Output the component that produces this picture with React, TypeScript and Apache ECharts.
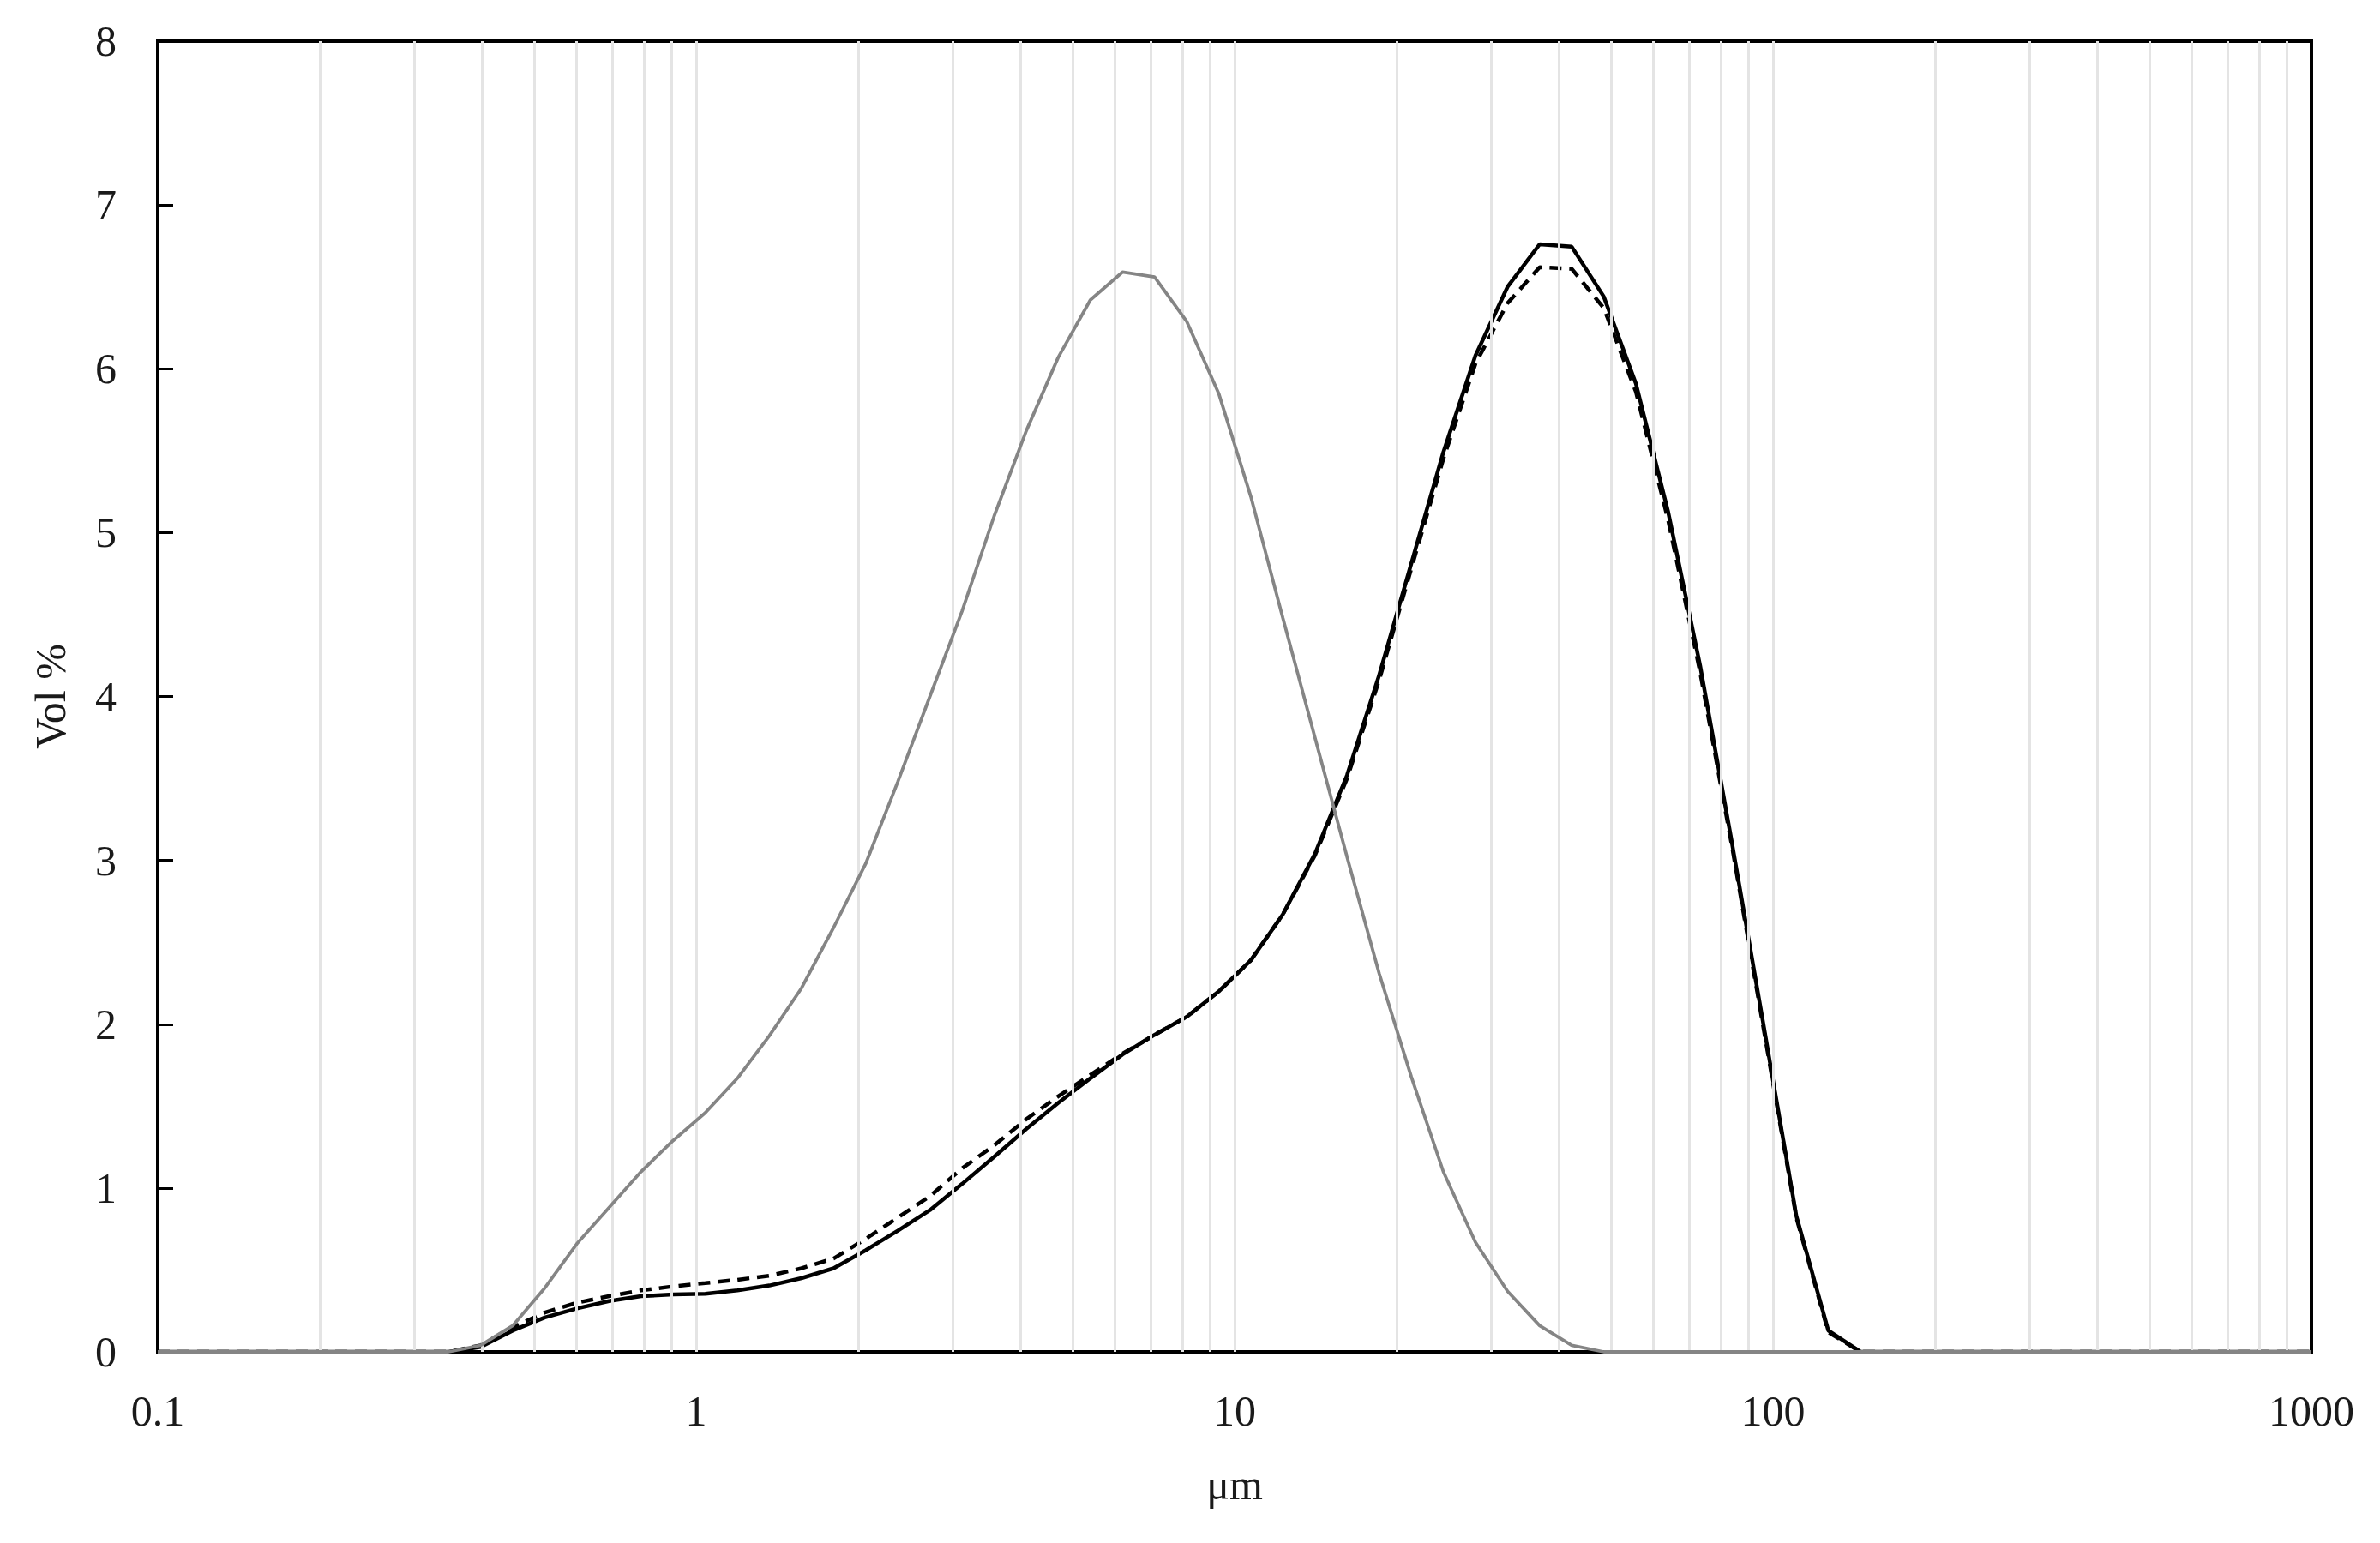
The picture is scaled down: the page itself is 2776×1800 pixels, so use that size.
import React, { useEffect, useRef } from "react";
import * as echarts from "echarts";

// particle size classes (μm)
const sizes = [
  0.1, 0.3023, 0.3468, 0.3978, 0.4563, 0.5235, 0.6005, 0.6888, 0.7901, 0.9063, 1.04,
  1.193, 1.368, 1.569, 1.8, 2.065, 2.369, 2.717, 3.117, 3.575, 4.101, 4.704, 5.396,
  6.19, 7.101, 8.145, 9.343, 10.72, 12.29, 14.1, 16.18, 18.56, 21.29, 24.42, 28.01,
  32.13, 36.86, 42.28, 48.5, 55.63, 63.82, 73.2, 83.97, 96.32, 110.5, 126.7, 145.4, 1000,
];

// Vol % — grey curve
const greyValues = [
  0, 0, 0, 0.04, 0.16, 0.39, 0.66, 0.88, 1.1, 1.29, 1.46,
  1.67, 1.93, 2.22, 2.59, 2.98, 3.48, 4.0, 4.52, 5.1, 5.62, 6.07, 6.42,
  6.59, 6.56, 6.29, 5.85, 5.22, 4.48, 3.75, 3.02, 2.31, 1.68, 1.1, 0.67,
  0.37, 0.16, 0.04, 0, 0, 0, 0, 0, 0, 0, 0, 0, 0,
];

// Vol % — black solid curve
const solidValues = [
  0, 0, 0, 0.03, 0.13, 0.21, 0.265, 0.31, 0.34, 0.35, 0.355,
  0.375, 0.405, 0.45, 0.51, 0.62, 0.74, 0.865, 1.025, 1.19, 1.36, 1.52, 1.67,
  1.815, 1.935, 2.045, 2.2, 2.39, 2.67, 3.04, 3.52, 4.13, 4.81, 5.49, 6.08,
  6.5, 6.76, 6.745, 6.44, 5.91, 5.13, 4.19, 3.1, 1.97, 0.83, 0.13, 0, 0,
];

// Vol % — black dashed curve
const dashedValues = [
  0, 0, 0, 0.04, 0.15, 0.24, 0.3, 0.34, 0.375, 0.4, 0.42,
  0.44, 0.465, 0.51, 0.57, 0.69, 0.82, 0.95, 1.12, 1.26, 1.42, 1.56, 1.69,
  1.82, 1.935, 2.045, 2.2, 2.39, 2.67, 3.03, 3.5, 4.1, 4.78, 5.45, 6.03,
  6.4, 6.62, 6.61, 6.37, 5.86, 5.08, 4.15, 3.08, 1.95, 0.82, 0.12, 0, 0,
];

const xTickLabels = ["0.1", "1", "10", "100", "1000"];
const yTickLabels = ["0", "1", "2", "3", "4", "5", "6", "7", "8"];

const verticalGridValues = [
  0.2, 0.3, 0.4, 0.5, 0.6, 0.7, 0.8, 0.9, 1,
  2, 3, 4, 5, 6, 7, 8, 9, 10,
  20, 30, 40, 50, 60, 70, 80, 90, 100,
  200, 300, 400, 500, 600, 700, 800, 900,
];

const FONT = "'Liberation Serif', 'Times New Roman', serif";

export default function App() {
  const ref = useRef<HTMLDivElement>(null);

  useEffect(() => {
    if (!ref.current) return;
    const chart = echarts.init(ref.current, undefined, { renderer: "svg" });
    const pairs = (vals: number[]) => sizes.map((s, i) => [s, vals[i]]);

    chart.setOption({
      animation: false,
      backgroundColor: "#ffffff",
      grid: {
        left: 184,
        top: 48,
        right: 80,
        bottom: 223,
        show: true,
        borderColor: "#000",
        borderWidth: 4,
        backgroundColor: "transparent",
      },
      xAxis: {
        type: "log",
        logBase: 10,
        min: 0.1,
        max: 1000,
        name: "μm",
        nameLocation: "middle",
        nameGap: 130,
        nameTextStyle: { fontFamily: FONT, fontSize: 50, color: "#1a1a1a" },
        axisLine: { show: true, onZero: false, lineStyle: { color: "#000", width: 4 } },
        axisTick: { show: true, inside: true, length: 18, lineStyle: { color: "#000", width: 3 } },
        axisLabel: {
          show: true,
          margin: 44,
          fontFamily: FONT,
          fontSize: 50,
          color: "#1a1a1a",
          formatter: (_v: number, i: number) => xTickLabels[i] ?? "",
        },
        splitLine: { show: false },
        minorTick: { show: false },
      },
      yAxis: {
        type: "value",
        min: 0,
        max: 8,
        interval: 1,
        name: "Vol %",
        nameLocation: "middle",
        nameGap: 100,
        nameRotate: 90,
        nameTextStyle: { fontFamily: FONT, fontSize: 50, color: "#1a1a1a" },
        axisLine: { show: true, lineStyle: { color: "#000", width: 4 } },
        axisTick: { show: true, inside: true, length: 18, lineStyle: { color: "#000", width: 3 } },
        axisLabel: {
          show: true,
          margin: 48,
          fontFamily: FONT,
          fontSize: 50,
          color: "#1a1a1a",
          formatter: (_v: number, i: number) => yTickLabels[i] ?? "",
        },
        splitLine: { show: false },
      },
      series: [
        {
          name: "grid",
          type: "line",
          data: [],
          z: 1,
          silent: true,
          markLine: {
            silent: true,
            symbol: "none",
            label: { show: false },
            lineStyle: { color: "#e4e4e4", width: 3, type: "solid" },
            data: verticalGridValues.map((v) => ({ xAxis: v })),
          },
        },
        {
          name: "dashed",
          type: "line",
          data: pairs(dashedValues),
          showSymbol: false,
          symbol: "none",
          z: 3,
          lineStyle: { color: "#000", width: 4.5, type: [14, 9] },
        },
        {
          name: "solid",
          type: "line",
          data: pairs(solidValues),
          showSymbol: false,
          symbol: "none",
          z: 4,
          lineStyle: { color: "#000", width: 4.5, type: "solid" },
        },
        {
          name: "grey",
          type: "line",
          data: pairs(greyValues),
          showSymbol: false,
          symbol: "none",
          z: 5,
          lineStyle: { color: "#858585", width: 3.8, type: "solid" },
        },
      ],
    });

    return () => chart.dispose();
  }, []);

  return (
    <div
      ref={ref}
      style={{ position: "fixed", left: 0, top: 0, width: 2776, height: 1800, background: "#fff" }}
    />
  );
}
================================
> DO THIS: Write out the material above once more, exactly as it reads, with no pictures.

> WRITTEN SOLUTION:
Output the component that produces this picture with React, TypeScript and Apache ECharts.
The picture is scaled down: the page itself is 2776×1800 pixels, so use that size.
import React, { useEffect, useRef } from "react";
import * as echarts from "echarts";

// particle size classes (μm)
const sizes = [
  0.1, 0.3023, 0.3468, 0.3978, 0.4563, 0.5235, 0.6005, 0.6888, 0.7901, 0.9063, 1.04,
  1.193, 1.368, 1.569, 1.8, 2.065, 2.369, 2.717, 3.117, 3.575, 4.101, 4.704, 5.396,
  6.19, 7.101, 8.145, 9.343, 10.72, 12.29, 14.1, 16.18, 18.56, 21.29, 24.42, 28.01,
  32.13, 36.86, 42.28, 48.5, 55.63, 63.82, 73.2, 83.97, 96.32, 110.5, 126.7, 145.4, 1000,
];

// Vol % — grey curve
const greyValues = [
  0, 0, 0, 0.04, 0.16, 0.39, 0.66, 0.88, 1.1, 1.29, 1.46,
  1.67, 1.93, 2.22, 2.59, 2.98, 3.48, 4.0, 4.52, 5.1, 5.62, 6.07, 6.42,
  6.59, 6.56, 6.29, 5.85, 5.22, 4.48, 3.75, 3.02, 2.31, 1.68, 1.1, 0.67,
  0.37, 0.16, 0.04, 0, 0, 0, 0, 0, 0, 0, 0, 0, 0,
];

// Vol % — black solid curve
const solidValues = [
  0, 0, 0, 0.03, 0.13, 0.21, 0.265, 0.31, 0.34, 0.35, 0.355,
  0.375, 0.405, 0.45, 0.51, 0.62, 0.74, 0.865, 1.025, 1.19, 1.36, 1.52, 1.67,
  1.815, 1.935, 2.045, 2.2, 2.39, 2.67, 3.04, 3.52, 4.13, 4.81, 5.49, 6.08,
  6.5, 6.76, 6.745, 6.44, 5.91, 5.13, 4.19, 3.1, 1.97, 0.83, 0.13, 0, 0,
];

// Vol % — black dashed curve
const dashedValues = [
  0, 0, 0, 0.04, 0.15, 0.24, 0.3, 0.34, 0.375, 0.4, 0.42,
  0.44, 0.465, 0.51, 0.57, 0.69, 0.82, 0.95, 1.12, 1.26, 1.42, 1.56, 1.69,
  1.82, 1.935, 2.045, 2.2, 2.39, 2.67, 3.03, 3.5, 4.1, 4.78, 5.45, 6.03,
  6.4, 6.62, 6.61, 6.37, 5.86, 5.08, 4.15, 3.08, 1.95, 0.82, 0.12, 0, 0,
];

const xTickLabels = ["0.1", "1", "10", "100", "1000"];
const yTickLabels = ["0", "1", "2", "3", "4", "5", "6", "7", "8"];

const verticalGridValues = [
  0.2, 0.3, 0.4, 0.5, 0.6, 0.7, 0.8, 0.9, 1,
  2, 3, 4, 5, 6, 7, 8, 9, 10,
  20, 30, 40, 50, 60, 70, 80, 90, 100,
  200, 300, 400, 500, 600, 700, 800, 900,
];

const FONT = "'Liberation Serif', 'Times New Roman', serif";

export default function App() {
  const ref = useRef<HTMLDivElement>(null);

  useEffect(() => {
    if (!ref.current) return;
    const chart = echarts.init(ref.current, undefined, { renderer: "svg" });
    const pairs = (vals: number[]) => sizes.map((s, i) => [s, vals[i]]);

    chart.setOption({
      animation: false,
      backgroundColor: "#ffffff",
      grid: {
        left: 184,
        top: 48,
        right: 80,
        bottom: 223,
        show: true,
        borderColor: "#000",
        borderWidth: 4,
        backgroundColor: "transparent",
      },
      xAxis: {
        type: "log",
        logBase: 10,
        min: 0.1,
        max: 1000,
        name: "μm",
        nameLocation: "middle",
        nameGap: 130,
        nameTextStyle: { fontFamily: FONT, fontSize: 50, color: "#1a1a1a" },
        axisLine: { show: true, onZero: false, lineStyle: { color: "#000", width: 4 } },
        axisTick: { show: true, inside: true, length: 18, lineStyle: { color: "#000", width: 3 } },
        axisLabel: {
          show: true,
          margin: 44,
          fontFamily: FONT,
          fontSize: 50,
          color: "#1a1a1a",
          formatter: (_v: number, i: number) => xTickLabels[i] ?? "",
        },
        splitLine: { show: false },
        minorTick: { show: false },
      },
      yAxis: {
        type: "value",
        min: 0,
        max: 8,
        interval: 1,
        name: "Vol %",
        nameLocation: "middle",
        nameGap: 100,
        nameRotate: 90,
        nameTextStyle: { fontFamily: FONT, fontSize: 50, color: "#1a1a1a" },
        axisLine: { show: true, lineStyle: { color: "#000", width: 4 } },
        axisTick: { show: true, inside: true, length: 18, lineStyle: { color: "#000", width: 3 } },
        axisLabel: {
          show: true,
          margin: 48,
          fontFamily: FONT,
          fontSize: 50,
          color: "#1a1a1a",
          formatter: (_v: number, i: number) => yTickLabels[i] ?? "",
        },
        splitLine: { show: false },
      },
      series: [
        {
          name: "grid",
          type: "line",
          data: [],
          z: 1,
          silent: true,
          markLine: {
            silent: true,
            symbol: "none",
            label: { show: false },
            lineStyle: { color: "#e4e4e4", width: 3, type: "solid" },
            data: verticalGridValues.map((v) => ({ xAxis: v })),
          },
        },
        {
          name: "dashed",
          type: "line",
          data: pairs(dashedValues),
          showSymbol: false,
          symbol: "none",
          z: 3,
          lineStyle: { color: "#000", width: 4.5, type: [14, 9] },
        },
        {
          name: "solid",
          type: "line",
          data: pairs(solidValues),
          showSymbol: false,
          symbol: "none",
          z: 4,
          lineStyle: { color: "#000", width: 4.5, type: "solid" },
        },
        {
          name: "grey",
          type: "line",
          data: pairs(greyValues),
          showSymbol: false,
          symbol: "none",
          z: 5,
          lineStyle: { color: "#858585", width: 3.8, type: "solid" },
        },
      ],
    });

    return () => chart.dispose();
  }, []);

  return (
    <div
      ref={ref}
      style={{ position: "fixed", left: 0, top: 0, width: 2776, height: 1800, background: "#fff" }}
    />
  );
}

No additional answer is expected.